Pin It

20180730 pERPUSNAS

JAKARTA – Gratifikasi merupakan pemberian dalam arti luas. Pengaturan dan penyebutan gratifikasi secara spesifik dikenal sejak disahkannya Undang-Undang Nomor 20 Tahun 2001 tentang Perubahan atas Undang-Undang Nomor 31 Tahun 1999 tentang Pemberantasan Tindak Pidana Korupsi (UU Tipikor). “Perpustakaan Nasional menyelenggarakan Bimbingan Teknis Program Pengendalian Gratifikasi sehingga diharapkan setiap unit kerja dapat mengimplementasikan kebijakan-kebijakan tentang pengendalian gratifikasi yang akan difasilitasi oleh tim unit pengendalian gratifikasi di lembaga Perpustakaan Nasional,” ujar Inspektur Perpustakaan Nasional Darmadi. Bimbingan Teknis (bimtek) yang diselenggarakan di Ruang Auditorium Salemba, pada hari Senin (30/7) mengundang seluruh pimpinan tinggi pratama merangkap Pejabat Pembuat Komitmen (PPK), Unit Layanan Pengadaan (ULP), unit perijinan operasional, unit perijinan terkait ISBN dan ISMN, serta UPT Perpustakaan Proklamator Bung Karno dan UPT Perpustakaan Proklamator Bung Hatta.
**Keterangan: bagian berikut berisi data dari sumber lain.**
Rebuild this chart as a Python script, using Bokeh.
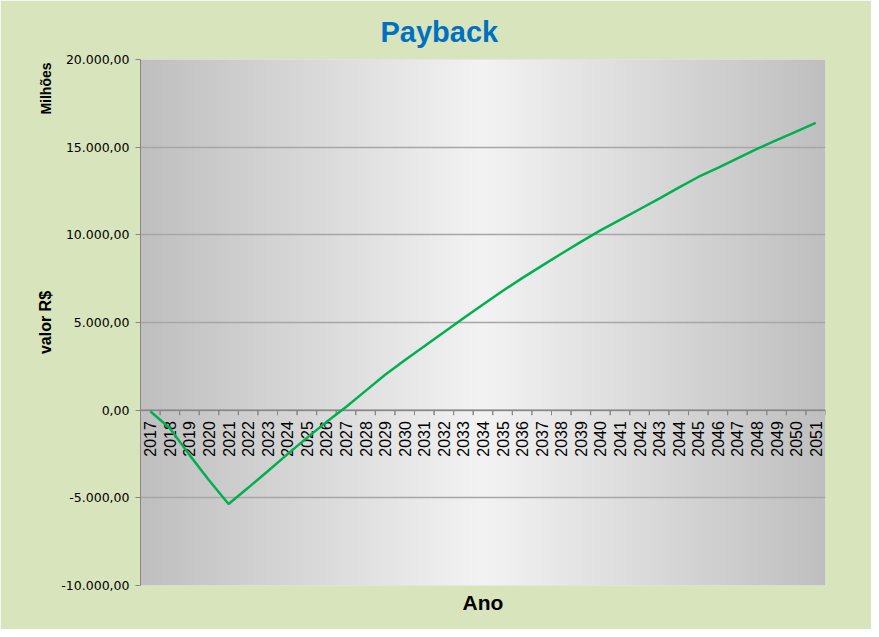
import math
import numpy as np
from bokeh.plotting import figure
from bokeh.models import ColumnDataSource, FactorRange, Range1d, FixedTicker, Span, Title
from bokeh.transform import dodge
from bokeh.core.properties import value
from bokeh.embed import file_html
from bokeh.resources import INLINE

years = ["2017", "2018", "2019", "2020", "2021", "2022", "2023", "2024", "2025",
         "2026", "2027", "2028", "2029", "2030", "2031", "2032", "2033", "2034",
         "2035", "2036", "2037", "2038", "2039", "2040", "2041", "2042", "2043",
         "2044", "2045", "2046", "2047", "2048", "2049", "2050", "2051"]
payback = [-60, -1030, -2550, -4000, -5350, -4430, -3480, -2520, -1580, -680,
           180, 1100, 2020, 2850, 3640, 4440, 5240, 6030, 6800, 7530,
           8230, 8920, 9600, 10250, 10850, 11460, 12070, 12690, 13300, 13820,
           14360, 14900, 15400, 15890, 16380]
y_ticks = [-10000, -5000, 0, 5000, 10000, 15000, 20000]
y_min, y_max = -10000, 20000

W, H = 871, 629
ML, MR, MT, MB = 140, 46, 59, 44
plot_h = H - MT - MB
FONT = "Liberation Sans"


def br(v):
    s = f"{v:,.2f}"
    return s.replace(",", "#").replace(".", ",").replace("#", ".")


source = ColumnDataSource(data=dict(year=years, value=payback))

p = figure(width=W, height=H,
           x_range=FactorRange(factors=years, range_padding=0),
           y_range=Range1d(y_min, y_max),
           output_backend="svg", toolbar_location=None,
           x_axis_location=None,
           min_border_left=ML, min_border_right=MR,
           min_border_top=MT, min_border_bottom=MB)
p.border_fill_color = "#D8E4BC"
p.background_fill_color = "#D9D9D9"
p.outline_line_color = None
p.xgrid.visible = False

# title
p.title.text = "Payback"
p.title.align = "left"
p.title.offset = 240
p.title.standoff = 24
p.title.text_font = FONT
p.title.text_font_style = "bold"
p.title.text_font_size = "29px"
p.title.text_color = "#0070C0"

# y axis
p.yaxis.ticker = FixedTicker(ticks=y_ticks)
p.yaxis.major_label_overrides = {t: br(t) for t in y_ticks}
p.yaxis.major_label_text_font = "DejaVu Sans"
p.yaxis.major_label_text_font_size = "12.5px"
p.yaxis.major_label_text_color = "black"
p.yaxis.major_tick_out = 5
p.yaxis.major_tick_in = 0
p.yaxis.minor_tick_line_color = None
p.yaxis.axis_line_color = "#868686"
p.yaxis.major_tick_line_color = "#868686"
p.yaxis.major_label_standoff = 6
p.yaxis.axis_label = "valor R$"
p.yaxis.axis_label_text_font = FONT
p.yaxis.axis_label_text_font_style = "bold"
p.yaxis.axis_label_text_font_size = "16px"
p.yaxis.axis_label_text_color = "black"
p.yaxis.axis_label_standoff = 4

p.ygrid.ticker = FixedTicker(ticks=y_ticks)
p.ygrid.grid_line_color = "#A6A6A6"
p.ygrid.grid_line_width = 1.5

# horizontal gradient background of the plot area
n = 400
t = np.linspace(0, 1, n)
g = (191 + (243 - 191) * (1 - np.abs(2 * t - 1))).astype(np.uint8)
img = np.empty((1, n), dtype=np.uint32)
view = img.view(dtype=np.uint8).reshape((1, n, 4))
view[0, :, 0] = g
view[0, :, 1] = g
view[0, :, 2] = g
view[0, :, 3] = 255
bg = p.image_rgba(image=[img], x=0, y=y_min, dw=len(years), dh=y_max - y_min)
bg.level = "image"

# category axis drawn at zero
p.add_layout(Span(location=0, dimension="width", line_color="#868686",
                  line_width=1.5, level="underlay"))
tick_len = 5 * (y_max - y_min) / plot_h
for off in (-0.5, 0.5):
    p.segment(x0=dodge("year", off, range=p.x_range), y0=0,
              x1=dodge("year", off, range=p.x_range), y1=-tick_len,
              source=source, line_color="#868686", line_width=1)

p.text(x="year", y=0, text="year", source=source, angle=math.pi / 2,
       text_align="right", text_baseline="middle", y_offset=11,
       text_font=value(FONT), text_font_size="16px", text_color="black")

p.line("year", "value", source=source, line_color="#00B050", line_width=2.5)

# x axis title
p.add_layout(Title(text="Ano", align="center", standoff=6, text_font=FONT,
                   text_font_style="bold", text_font_size="21px",
                   text_color="black"), "below")

# units note at the top of the value axis
p.add_layout(Title(text="Milhões", align="right", offset=3, standoff=-38,
                   text_font=FONT, text_font_style="bold",
                   text_font_size="14px", text_color="black"), "left")

open("out.html", "w").write(file_html(p, INLINE))
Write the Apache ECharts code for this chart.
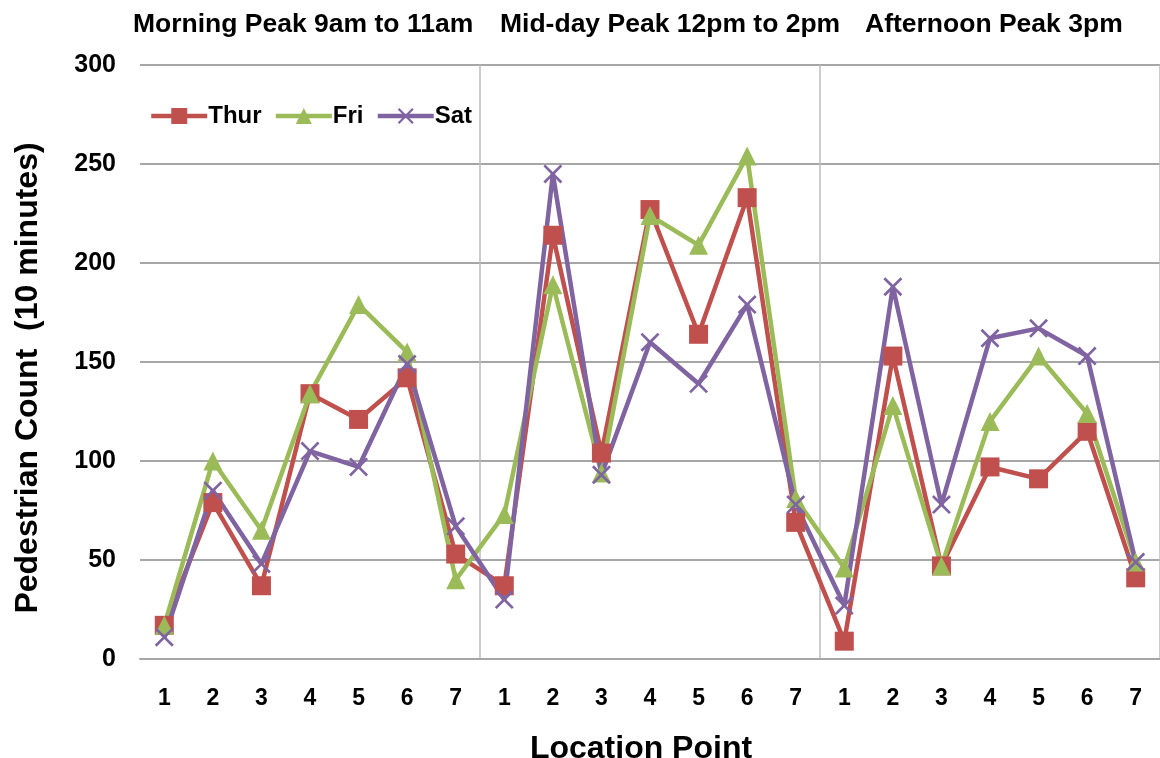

Kepala Perpustakaan Nasional Muhammad Syarif Bando dalam sambutannya mengatakan bahwa diselenggarakannya bimtek merupakan suatu cara untuk saling menguatkan komitmen bersama antara Komisi Pemberantasan Korupsi (KPK) dan Perpustakaan Nasional agar tidak terjadi penyimpangan. “Masalah gratifikasi saya kira terkait dengan tugas pokok dan fungsi di satu sisi sangat tergantung personalitynya, selama personalitynya tidak memiliki komitmen maka apapun caranya bisa saja terjadi,” terang Syarif. Praktik penerimaan hadiah merupakan sesuatu yang wajar dari sudut pandang relasi pribadi, sosial dan adat-istiadat, akan tetapi ketika hal tersebut dijangkiti kepentingan lain dalam relasi kuasa maka cara pandang gratifikasi adalah netral tidak bisa dipertahankan. Hal itulah berdasarkan UU Nomor 20 Tahun 2001 sebagaimana disebut Pasal 12B  sebagai gratifikasi yang dianggap suap, yaitu gratifikasi yang terkait dengan jabatan dan bertentangan dengan kewajiban atau tugas penerima.

Terkait pengendalian gratifikasi, Syarif menerangkan bahwa tidak hanya sosialisasi melalui bimtek saja namun juga telah mengirimkan surat edaran kepada seluruh stakeholder untuk tidak  mengambil manfaat atau gratifikasi atas penggunaan fasilitas Perpustakaan Nasional. “Kami ngotot terhadap Kemenkeu terhadap penggunaan ruangan di gedung fasilitas layanan Perpusnas Medan Merdeka Selatan untuk tidak dijadikan PNBP, karena perpustakaan merupakan suatu institusi penting dalam membangun suatu peradaban. Saya pikir daripada minta uang seratus juta ke Kemenkeu untuk promosi perpustakaan lebih baik menggratiskan pemanfaatan fasilitas namun dapat memberikan manfaat promosi perpustakaan senilai milyaran,” tegas Syarif. Syarif menghimbau kepada seluruh peserta untuk mengikuti bimtek dengan sungguh-sungguh sehingga dapat melayani masyarakat sebaik-baiknya dan menunjukkan komitmen dengan  Komisi Pemberantasan KPK untuk wujudkan zona integritas. ”Dunia cukup besar untuk memenuhi kebutuhan setiap orang, namun dunia terlalu kecil untuk bisa memenuhi kerakusan manusia.” tutup Syarif mengutip Mahatma Gandhi.